What happened this week
DA Federal Council Chairperson Helen Zille publicly criticised the policy direction of several ANC-led cabinet departments in the first week of April, stating that the governing party was reverting to positions inconsistent with the spirit of the GNU agreement. The specific departments named in her criticism were not confirmed in official statements, but reporting by EBNewsDaily indicated that disagreements centred on economic regulation, land policy, and the pace of state-owned enterprise reform.

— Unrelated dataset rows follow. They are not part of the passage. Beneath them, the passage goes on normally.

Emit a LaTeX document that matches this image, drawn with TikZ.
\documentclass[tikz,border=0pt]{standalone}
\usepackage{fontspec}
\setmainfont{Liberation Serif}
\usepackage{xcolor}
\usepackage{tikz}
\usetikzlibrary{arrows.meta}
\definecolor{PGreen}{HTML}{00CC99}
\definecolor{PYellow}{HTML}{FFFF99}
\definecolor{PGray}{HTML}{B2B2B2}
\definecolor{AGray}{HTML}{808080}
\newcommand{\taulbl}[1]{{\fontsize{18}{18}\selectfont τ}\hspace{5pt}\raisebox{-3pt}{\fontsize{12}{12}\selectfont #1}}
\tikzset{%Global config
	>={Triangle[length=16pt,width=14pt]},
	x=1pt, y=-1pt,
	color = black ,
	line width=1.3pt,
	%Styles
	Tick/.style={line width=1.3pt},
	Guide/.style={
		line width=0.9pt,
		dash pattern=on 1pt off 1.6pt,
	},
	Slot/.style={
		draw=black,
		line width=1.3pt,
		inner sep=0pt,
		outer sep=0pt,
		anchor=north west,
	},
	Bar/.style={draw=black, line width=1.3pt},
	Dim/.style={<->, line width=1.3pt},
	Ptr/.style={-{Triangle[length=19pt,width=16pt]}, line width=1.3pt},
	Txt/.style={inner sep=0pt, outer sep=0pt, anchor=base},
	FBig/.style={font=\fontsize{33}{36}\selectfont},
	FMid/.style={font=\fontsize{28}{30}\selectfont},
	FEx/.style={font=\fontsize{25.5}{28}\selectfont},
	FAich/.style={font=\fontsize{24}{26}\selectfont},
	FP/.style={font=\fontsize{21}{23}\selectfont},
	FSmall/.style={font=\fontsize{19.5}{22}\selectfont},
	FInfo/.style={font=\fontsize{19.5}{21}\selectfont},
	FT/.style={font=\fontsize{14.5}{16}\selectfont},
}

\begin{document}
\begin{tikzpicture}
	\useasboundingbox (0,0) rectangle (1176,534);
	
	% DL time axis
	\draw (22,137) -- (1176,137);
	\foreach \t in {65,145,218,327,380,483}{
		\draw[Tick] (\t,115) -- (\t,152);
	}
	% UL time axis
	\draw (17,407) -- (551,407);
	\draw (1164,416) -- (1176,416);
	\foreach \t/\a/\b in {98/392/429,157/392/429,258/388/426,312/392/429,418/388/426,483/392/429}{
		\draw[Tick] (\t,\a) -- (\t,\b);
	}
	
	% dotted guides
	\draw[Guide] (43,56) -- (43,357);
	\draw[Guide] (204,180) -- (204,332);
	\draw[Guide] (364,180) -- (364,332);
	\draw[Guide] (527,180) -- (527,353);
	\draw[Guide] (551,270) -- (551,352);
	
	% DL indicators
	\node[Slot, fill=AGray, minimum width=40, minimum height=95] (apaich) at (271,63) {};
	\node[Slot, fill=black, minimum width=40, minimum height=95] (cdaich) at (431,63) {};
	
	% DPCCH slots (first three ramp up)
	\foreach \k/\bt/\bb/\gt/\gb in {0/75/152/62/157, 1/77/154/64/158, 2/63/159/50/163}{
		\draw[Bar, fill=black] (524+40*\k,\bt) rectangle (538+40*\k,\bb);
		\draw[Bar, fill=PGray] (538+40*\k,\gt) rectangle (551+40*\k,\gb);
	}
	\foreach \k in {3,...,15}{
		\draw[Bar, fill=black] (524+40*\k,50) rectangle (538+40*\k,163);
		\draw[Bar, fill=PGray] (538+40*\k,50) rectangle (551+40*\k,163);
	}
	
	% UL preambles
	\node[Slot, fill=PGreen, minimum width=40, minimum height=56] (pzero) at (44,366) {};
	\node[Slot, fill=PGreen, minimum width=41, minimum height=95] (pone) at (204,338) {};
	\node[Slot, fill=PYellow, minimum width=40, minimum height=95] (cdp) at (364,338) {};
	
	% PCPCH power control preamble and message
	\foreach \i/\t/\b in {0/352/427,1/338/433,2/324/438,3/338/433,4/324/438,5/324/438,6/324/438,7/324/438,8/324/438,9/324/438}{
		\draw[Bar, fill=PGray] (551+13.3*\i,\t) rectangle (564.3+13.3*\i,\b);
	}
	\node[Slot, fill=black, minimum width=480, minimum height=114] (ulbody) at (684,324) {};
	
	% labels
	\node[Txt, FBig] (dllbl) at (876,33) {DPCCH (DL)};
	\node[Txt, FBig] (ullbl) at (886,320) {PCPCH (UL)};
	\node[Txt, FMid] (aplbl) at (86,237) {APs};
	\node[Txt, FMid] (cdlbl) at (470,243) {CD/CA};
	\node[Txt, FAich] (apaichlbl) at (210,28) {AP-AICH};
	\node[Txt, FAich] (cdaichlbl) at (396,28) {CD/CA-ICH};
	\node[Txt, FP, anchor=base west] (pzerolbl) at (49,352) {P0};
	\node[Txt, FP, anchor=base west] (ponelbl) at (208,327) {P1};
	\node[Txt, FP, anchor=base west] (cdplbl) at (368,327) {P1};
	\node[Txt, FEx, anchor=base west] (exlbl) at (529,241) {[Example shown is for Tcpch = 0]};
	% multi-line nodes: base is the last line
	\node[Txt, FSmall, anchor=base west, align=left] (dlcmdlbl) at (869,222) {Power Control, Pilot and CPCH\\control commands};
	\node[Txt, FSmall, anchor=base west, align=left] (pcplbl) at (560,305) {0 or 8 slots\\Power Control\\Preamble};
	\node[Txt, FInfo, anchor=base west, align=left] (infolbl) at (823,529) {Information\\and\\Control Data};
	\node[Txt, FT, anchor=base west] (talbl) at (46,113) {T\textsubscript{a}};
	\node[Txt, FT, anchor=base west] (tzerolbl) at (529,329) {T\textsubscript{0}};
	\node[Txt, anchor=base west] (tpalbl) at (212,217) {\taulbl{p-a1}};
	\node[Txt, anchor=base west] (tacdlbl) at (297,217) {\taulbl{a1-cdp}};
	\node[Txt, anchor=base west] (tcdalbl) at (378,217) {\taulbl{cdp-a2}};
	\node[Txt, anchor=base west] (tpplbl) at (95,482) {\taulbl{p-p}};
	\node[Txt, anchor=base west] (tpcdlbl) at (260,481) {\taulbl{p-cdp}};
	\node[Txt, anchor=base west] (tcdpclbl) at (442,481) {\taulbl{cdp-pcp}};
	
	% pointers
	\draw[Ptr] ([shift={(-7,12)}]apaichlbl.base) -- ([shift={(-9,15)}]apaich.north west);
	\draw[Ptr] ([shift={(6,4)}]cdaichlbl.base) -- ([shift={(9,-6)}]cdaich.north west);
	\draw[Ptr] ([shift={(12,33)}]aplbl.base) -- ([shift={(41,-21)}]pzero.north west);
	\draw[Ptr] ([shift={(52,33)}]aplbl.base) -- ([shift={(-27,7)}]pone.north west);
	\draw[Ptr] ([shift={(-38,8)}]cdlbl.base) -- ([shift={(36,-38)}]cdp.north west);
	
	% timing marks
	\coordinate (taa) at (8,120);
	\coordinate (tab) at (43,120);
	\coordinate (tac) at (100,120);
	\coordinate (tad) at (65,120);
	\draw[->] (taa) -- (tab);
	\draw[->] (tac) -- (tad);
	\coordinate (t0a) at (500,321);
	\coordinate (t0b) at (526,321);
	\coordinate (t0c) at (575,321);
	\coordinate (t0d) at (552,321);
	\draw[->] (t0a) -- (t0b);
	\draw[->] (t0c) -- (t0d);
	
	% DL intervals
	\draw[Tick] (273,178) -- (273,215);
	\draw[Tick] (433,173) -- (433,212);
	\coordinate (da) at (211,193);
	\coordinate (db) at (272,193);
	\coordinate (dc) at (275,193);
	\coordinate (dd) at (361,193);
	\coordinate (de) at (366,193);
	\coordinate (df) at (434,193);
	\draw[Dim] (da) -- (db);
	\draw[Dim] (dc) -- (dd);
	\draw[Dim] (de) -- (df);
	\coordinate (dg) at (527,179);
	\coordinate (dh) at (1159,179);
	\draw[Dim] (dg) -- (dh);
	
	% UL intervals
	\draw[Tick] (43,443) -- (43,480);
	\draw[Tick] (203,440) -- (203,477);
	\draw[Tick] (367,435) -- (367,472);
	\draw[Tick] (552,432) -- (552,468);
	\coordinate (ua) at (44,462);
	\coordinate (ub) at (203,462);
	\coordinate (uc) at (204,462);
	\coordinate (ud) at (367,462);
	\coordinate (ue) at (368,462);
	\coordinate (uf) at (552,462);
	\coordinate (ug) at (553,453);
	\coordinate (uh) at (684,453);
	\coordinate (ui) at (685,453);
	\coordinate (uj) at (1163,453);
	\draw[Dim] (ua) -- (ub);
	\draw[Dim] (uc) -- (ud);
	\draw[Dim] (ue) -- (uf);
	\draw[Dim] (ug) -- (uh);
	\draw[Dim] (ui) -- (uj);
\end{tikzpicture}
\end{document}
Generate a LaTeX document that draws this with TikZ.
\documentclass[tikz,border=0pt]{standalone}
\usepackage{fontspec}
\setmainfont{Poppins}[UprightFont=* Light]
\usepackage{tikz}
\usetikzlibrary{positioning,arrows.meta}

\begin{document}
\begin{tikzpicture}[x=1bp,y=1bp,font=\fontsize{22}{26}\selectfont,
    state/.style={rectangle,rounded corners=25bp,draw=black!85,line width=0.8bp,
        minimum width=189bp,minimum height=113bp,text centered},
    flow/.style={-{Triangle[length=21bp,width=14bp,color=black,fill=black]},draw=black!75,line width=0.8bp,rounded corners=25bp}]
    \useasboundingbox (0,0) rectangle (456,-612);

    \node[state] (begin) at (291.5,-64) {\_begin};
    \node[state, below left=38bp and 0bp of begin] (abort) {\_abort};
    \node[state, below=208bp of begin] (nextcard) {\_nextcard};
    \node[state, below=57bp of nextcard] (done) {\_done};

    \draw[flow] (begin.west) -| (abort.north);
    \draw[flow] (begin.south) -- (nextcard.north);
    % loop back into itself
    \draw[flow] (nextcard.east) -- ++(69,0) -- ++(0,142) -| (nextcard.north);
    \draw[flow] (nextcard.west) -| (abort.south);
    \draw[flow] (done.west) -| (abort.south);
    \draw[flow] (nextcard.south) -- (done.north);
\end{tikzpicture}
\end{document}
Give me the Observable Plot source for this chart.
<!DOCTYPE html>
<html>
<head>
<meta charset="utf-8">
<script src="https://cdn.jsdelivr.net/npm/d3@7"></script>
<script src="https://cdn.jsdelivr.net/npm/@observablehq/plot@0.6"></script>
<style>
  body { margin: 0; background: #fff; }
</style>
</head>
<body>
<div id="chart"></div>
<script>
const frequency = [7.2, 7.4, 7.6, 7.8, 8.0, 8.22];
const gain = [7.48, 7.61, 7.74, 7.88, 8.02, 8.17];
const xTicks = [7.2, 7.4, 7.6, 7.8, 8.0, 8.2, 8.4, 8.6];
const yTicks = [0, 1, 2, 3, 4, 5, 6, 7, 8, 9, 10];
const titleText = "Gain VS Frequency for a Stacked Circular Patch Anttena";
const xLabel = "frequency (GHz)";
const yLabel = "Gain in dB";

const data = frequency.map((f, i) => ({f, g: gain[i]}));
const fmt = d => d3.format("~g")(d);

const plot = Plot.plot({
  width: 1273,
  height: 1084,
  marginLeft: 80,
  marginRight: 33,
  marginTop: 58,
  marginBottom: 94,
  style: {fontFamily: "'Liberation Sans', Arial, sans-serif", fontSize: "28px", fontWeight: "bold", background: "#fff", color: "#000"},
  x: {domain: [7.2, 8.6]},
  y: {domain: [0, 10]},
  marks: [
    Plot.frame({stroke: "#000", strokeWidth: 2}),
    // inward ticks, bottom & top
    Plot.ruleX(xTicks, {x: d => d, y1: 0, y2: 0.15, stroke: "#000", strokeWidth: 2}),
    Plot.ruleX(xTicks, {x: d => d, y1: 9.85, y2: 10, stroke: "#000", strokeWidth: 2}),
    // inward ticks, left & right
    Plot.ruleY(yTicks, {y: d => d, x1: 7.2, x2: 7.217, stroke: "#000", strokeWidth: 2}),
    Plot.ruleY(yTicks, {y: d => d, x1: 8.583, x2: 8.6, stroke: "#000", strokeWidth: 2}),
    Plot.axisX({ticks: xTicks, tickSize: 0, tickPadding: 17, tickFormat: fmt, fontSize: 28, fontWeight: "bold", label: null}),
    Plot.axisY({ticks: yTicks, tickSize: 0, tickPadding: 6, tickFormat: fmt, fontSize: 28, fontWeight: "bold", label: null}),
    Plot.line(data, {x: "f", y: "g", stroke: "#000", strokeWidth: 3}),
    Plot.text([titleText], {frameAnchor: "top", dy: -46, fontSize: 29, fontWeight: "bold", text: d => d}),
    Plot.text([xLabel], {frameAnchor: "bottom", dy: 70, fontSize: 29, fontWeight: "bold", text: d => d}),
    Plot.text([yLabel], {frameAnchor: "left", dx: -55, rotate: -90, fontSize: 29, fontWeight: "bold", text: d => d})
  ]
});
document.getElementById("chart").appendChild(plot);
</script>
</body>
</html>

President Cyril Ramaphosa convened an emergency meeting of the GNU leadership council in response. Sources within the Presidency described the meeting as productive, while declining to specify what commitments were made.
Why it matters
The GNU is the first coalition government in South Africa’s post-apartheid history to require sustained cooperation between the ANC and a party with fundamentally different economic and social policy positions. The agreement has enabled a functioning parliament and a degree of macro-fiscal discipline, but it requires both major parties to suppress significant internal pressure from their respective bases. Local government elections scheduled between November 2026 and February 2027 create incentives for both the ANC and DA to differentiate their brands — which pulls against coalition unity.
The ANC’s position
The ANC has consistently maintained that the GNU is working as intended and that policy differences are managed through established cabinet and council processes. Party officials have rejected characterisations of the coalition as unstable, pointing to the passage of the 2026 budget and sustained engagement on infrastructure reform under Operation Vulindlela as evidence of functional governance.
The DA’s position
The DA argues that it entered the GNU to prevent the ANC from governing with MK Party support, which the DA viewed as a greater threat to constitutional democracy. The party has been increasingly vocal about specific policy grievances as local elections approach, using GNU tensions to demonstrate to its voters that it is holding the ANC accountable from within the coalition rather than acquiescing to it.
What the evidence shows
The GNU has produced concrete policy outcomes: the 2026 budget received broad support, Eskom’s grid stability milestone was achieved under the coalition’s watch, and the investment conference attracted significant pledges. At the same time, the structural gap between the ANC’s preference for state-led economic intervention and the DA’s emphasis on market mechanisms and fiscal restraint is genuine, not merely rhetorical.
Political analysts quoted by Daily Maverick in February noted that the local elections represent the first major electoral test of whether GNU governance wins or costs either party votes. The results will significantly shape the durability of the coalition.
What happens next
Local government elections are scheduled between 2 November 2026 and 1 February 2027. The IEC completed voter registration updates in early April. Pre-election polling shows the DA leading national preference surveys for the first time in South Africa’s electoral history, while the MK Party is contesting metro councils in Gauteng for the first time. The ANC and DA will need to sustain cooperation through an electoral period in which they are simultaneously competing.